--- DATA FOR THIS TASK ---
•••••
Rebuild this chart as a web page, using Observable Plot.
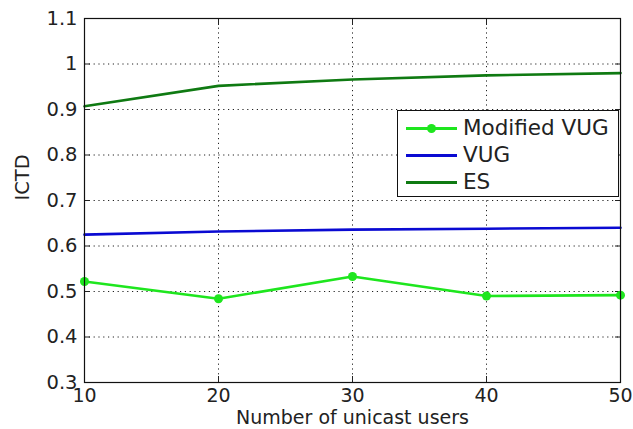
•••••
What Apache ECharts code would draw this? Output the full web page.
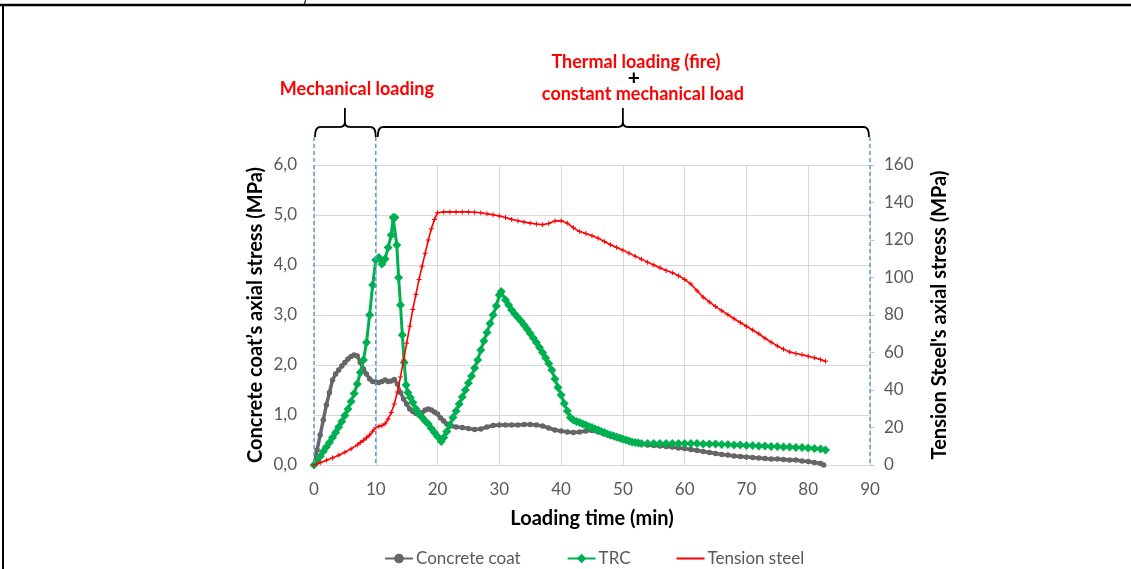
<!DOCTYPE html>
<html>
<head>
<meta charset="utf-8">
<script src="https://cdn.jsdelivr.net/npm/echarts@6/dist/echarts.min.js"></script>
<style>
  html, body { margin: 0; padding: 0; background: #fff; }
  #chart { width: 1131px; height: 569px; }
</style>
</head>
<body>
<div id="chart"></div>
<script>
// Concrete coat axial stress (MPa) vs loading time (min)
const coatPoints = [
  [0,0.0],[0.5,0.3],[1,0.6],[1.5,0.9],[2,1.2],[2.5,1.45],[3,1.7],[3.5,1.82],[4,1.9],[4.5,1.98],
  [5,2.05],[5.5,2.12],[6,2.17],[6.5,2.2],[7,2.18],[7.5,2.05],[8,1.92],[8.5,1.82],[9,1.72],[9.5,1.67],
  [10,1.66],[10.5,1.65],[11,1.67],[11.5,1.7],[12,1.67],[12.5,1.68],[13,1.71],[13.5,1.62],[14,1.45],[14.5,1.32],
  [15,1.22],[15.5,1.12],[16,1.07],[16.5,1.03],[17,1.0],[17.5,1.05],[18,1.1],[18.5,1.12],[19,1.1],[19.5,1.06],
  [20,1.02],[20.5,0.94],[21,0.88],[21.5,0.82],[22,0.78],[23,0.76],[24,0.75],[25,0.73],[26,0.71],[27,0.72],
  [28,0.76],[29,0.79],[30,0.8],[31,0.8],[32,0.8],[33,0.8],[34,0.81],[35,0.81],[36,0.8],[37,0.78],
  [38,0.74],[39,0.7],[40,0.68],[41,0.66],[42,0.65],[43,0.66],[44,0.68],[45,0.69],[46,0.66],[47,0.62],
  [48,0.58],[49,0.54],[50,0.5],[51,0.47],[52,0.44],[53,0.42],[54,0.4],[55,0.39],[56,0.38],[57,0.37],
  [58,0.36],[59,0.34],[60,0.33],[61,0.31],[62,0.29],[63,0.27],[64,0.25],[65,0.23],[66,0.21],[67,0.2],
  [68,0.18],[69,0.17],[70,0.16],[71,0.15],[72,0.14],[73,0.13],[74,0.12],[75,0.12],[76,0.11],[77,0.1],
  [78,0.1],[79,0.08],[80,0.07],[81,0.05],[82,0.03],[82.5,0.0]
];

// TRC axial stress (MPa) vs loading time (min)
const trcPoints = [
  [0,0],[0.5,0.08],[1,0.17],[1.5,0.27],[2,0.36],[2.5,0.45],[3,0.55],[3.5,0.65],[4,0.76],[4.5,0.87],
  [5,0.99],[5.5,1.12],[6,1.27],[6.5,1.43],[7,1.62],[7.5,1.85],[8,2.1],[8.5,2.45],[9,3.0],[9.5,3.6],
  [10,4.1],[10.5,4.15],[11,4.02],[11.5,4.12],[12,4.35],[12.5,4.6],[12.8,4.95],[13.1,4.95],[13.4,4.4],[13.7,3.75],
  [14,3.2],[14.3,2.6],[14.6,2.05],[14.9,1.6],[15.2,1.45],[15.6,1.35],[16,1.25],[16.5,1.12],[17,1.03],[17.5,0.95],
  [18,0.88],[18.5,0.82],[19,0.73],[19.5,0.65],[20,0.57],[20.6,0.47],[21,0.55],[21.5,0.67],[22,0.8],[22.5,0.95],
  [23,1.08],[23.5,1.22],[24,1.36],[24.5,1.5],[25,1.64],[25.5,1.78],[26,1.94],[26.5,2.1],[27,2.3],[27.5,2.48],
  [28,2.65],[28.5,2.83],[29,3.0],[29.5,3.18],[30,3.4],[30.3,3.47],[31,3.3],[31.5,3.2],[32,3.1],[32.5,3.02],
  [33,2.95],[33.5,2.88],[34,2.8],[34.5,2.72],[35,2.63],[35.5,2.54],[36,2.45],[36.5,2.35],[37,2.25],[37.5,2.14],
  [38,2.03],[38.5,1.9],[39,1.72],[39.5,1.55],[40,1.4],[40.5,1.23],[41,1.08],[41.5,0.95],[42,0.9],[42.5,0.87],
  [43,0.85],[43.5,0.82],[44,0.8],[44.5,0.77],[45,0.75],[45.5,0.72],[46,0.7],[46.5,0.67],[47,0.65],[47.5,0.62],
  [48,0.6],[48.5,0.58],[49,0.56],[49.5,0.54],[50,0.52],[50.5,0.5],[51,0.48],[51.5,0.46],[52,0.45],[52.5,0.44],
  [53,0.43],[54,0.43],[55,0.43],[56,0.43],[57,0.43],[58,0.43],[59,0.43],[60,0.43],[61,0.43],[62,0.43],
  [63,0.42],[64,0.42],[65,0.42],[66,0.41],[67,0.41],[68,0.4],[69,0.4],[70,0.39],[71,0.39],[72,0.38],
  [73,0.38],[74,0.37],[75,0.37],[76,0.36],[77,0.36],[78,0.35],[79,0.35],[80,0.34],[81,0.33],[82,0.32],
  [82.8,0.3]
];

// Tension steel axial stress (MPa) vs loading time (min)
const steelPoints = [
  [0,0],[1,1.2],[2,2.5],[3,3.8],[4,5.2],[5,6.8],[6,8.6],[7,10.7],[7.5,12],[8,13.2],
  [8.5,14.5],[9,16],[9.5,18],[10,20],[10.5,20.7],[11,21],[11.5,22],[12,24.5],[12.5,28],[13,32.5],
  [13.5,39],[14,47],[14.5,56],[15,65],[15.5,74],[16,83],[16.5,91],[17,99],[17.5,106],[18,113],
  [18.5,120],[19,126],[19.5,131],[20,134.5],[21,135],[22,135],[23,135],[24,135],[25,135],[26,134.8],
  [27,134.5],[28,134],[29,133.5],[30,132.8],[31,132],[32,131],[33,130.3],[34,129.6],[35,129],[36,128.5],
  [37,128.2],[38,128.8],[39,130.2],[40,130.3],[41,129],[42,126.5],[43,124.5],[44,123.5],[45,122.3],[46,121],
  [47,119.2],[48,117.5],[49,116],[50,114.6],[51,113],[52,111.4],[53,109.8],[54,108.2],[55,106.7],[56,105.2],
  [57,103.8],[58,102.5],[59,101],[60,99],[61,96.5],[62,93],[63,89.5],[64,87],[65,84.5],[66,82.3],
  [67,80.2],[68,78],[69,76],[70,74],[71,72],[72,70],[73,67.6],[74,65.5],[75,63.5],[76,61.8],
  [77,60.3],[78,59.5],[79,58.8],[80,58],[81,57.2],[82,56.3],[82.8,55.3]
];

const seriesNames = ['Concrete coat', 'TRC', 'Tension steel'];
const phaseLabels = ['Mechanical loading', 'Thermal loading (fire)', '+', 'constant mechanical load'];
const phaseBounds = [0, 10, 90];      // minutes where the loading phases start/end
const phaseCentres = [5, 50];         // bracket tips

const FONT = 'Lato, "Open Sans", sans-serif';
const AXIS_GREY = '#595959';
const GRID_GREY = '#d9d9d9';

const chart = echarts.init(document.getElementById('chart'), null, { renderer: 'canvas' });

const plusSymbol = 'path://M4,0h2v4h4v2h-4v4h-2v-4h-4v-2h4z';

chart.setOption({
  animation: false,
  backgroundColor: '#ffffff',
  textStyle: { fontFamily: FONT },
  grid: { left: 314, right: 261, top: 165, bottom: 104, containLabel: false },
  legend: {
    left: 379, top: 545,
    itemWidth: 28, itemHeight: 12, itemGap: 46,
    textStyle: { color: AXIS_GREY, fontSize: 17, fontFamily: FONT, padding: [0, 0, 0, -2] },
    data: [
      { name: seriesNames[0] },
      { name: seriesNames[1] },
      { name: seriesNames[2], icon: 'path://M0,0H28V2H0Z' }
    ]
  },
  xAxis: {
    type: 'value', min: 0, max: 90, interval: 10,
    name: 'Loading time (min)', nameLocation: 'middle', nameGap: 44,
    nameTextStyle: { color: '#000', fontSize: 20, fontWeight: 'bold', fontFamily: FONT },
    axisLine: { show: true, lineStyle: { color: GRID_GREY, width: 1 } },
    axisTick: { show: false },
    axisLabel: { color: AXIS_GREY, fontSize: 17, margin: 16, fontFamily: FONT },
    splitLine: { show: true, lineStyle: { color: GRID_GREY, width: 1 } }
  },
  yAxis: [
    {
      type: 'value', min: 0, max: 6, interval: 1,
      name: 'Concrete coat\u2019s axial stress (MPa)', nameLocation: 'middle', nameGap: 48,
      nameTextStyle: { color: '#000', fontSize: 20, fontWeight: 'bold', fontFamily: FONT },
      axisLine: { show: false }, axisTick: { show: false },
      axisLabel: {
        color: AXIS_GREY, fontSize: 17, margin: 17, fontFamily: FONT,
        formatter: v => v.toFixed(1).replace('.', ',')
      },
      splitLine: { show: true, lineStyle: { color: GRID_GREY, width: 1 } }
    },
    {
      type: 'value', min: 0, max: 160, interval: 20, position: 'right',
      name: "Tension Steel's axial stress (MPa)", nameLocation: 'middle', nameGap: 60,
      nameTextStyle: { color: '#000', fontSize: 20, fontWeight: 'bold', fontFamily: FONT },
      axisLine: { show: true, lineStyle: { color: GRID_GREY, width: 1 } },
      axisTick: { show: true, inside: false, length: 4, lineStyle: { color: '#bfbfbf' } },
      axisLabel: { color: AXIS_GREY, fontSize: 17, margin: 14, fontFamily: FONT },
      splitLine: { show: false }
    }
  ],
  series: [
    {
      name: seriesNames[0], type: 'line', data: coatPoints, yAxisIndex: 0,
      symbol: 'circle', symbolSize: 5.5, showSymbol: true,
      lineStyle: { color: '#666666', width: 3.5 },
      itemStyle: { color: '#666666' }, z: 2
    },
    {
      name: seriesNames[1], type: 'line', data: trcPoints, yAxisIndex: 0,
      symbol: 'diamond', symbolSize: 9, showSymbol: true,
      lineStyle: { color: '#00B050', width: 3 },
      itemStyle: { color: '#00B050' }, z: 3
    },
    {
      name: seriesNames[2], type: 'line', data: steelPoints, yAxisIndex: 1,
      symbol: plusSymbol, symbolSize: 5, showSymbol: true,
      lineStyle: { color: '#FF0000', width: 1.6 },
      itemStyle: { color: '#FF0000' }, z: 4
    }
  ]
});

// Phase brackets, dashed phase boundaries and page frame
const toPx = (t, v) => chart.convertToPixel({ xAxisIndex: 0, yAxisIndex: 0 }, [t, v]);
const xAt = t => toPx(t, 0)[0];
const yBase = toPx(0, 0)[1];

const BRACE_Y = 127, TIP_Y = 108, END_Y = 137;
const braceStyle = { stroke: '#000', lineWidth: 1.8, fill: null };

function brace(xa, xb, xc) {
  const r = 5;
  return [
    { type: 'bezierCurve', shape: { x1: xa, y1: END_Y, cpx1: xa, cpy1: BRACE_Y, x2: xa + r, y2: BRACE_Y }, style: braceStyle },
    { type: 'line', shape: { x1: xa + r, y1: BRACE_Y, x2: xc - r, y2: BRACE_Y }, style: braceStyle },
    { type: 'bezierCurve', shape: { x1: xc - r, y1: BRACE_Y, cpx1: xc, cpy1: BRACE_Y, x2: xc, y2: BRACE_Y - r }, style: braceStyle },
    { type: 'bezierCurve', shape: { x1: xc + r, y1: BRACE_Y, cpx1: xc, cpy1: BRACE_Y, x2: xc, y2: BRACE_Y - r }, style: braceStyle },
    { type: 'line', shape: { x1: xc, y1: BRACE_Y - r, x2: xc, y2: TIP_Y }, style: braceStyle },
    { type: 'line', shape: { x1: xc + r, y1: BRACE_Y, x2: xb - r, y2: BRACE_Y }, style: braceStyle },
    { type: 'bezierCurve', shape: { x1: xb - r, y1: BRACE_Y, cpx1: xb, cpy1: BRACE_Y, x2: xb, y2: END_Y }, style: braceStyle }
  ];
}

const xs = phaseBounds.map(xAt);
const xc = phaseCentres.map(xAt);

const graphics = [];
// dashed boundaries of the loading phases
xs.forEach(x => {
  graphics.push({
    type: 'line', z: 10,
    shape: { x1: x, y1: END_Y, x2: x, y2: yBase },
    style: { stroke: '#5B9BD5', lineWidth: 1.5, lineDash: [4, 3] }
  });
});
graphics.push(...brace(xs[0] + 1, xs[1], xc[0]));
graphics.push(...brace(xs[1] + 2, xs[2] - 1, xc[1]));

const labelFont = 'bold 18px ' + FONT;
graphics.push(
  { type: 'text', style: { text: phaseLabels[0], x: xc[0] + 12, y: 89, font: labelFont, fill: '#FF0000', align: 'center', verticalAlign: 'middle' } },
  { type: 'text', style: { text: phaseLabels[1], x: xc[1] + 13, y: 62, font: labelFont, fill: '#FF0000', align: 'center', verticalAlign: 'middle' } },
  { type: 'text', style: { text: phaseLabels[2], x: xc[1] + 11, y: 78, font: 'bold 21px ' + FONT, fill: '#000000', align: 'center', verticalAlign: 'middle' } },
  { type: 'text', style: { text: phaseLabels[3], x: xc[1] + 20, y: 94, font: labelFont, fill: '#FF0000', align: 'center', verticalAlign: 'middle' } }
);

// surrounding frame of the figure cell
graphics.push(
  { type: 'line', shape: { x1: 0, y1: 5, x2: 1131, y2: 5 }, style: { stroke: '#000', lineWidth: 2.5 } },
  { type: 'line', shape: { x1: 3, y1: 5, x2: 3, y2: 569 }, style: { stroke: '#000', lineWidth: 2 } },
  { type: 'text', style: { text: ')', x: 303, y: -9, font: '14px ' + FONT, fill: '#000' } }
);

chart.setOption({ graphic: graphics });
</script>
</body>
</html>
•••••
--- EXERCISE DESCRIPTION ---
Across the material above, how many lines include the string "page"? Only the number is wanted.

--- SOLUTION BELOW ---
3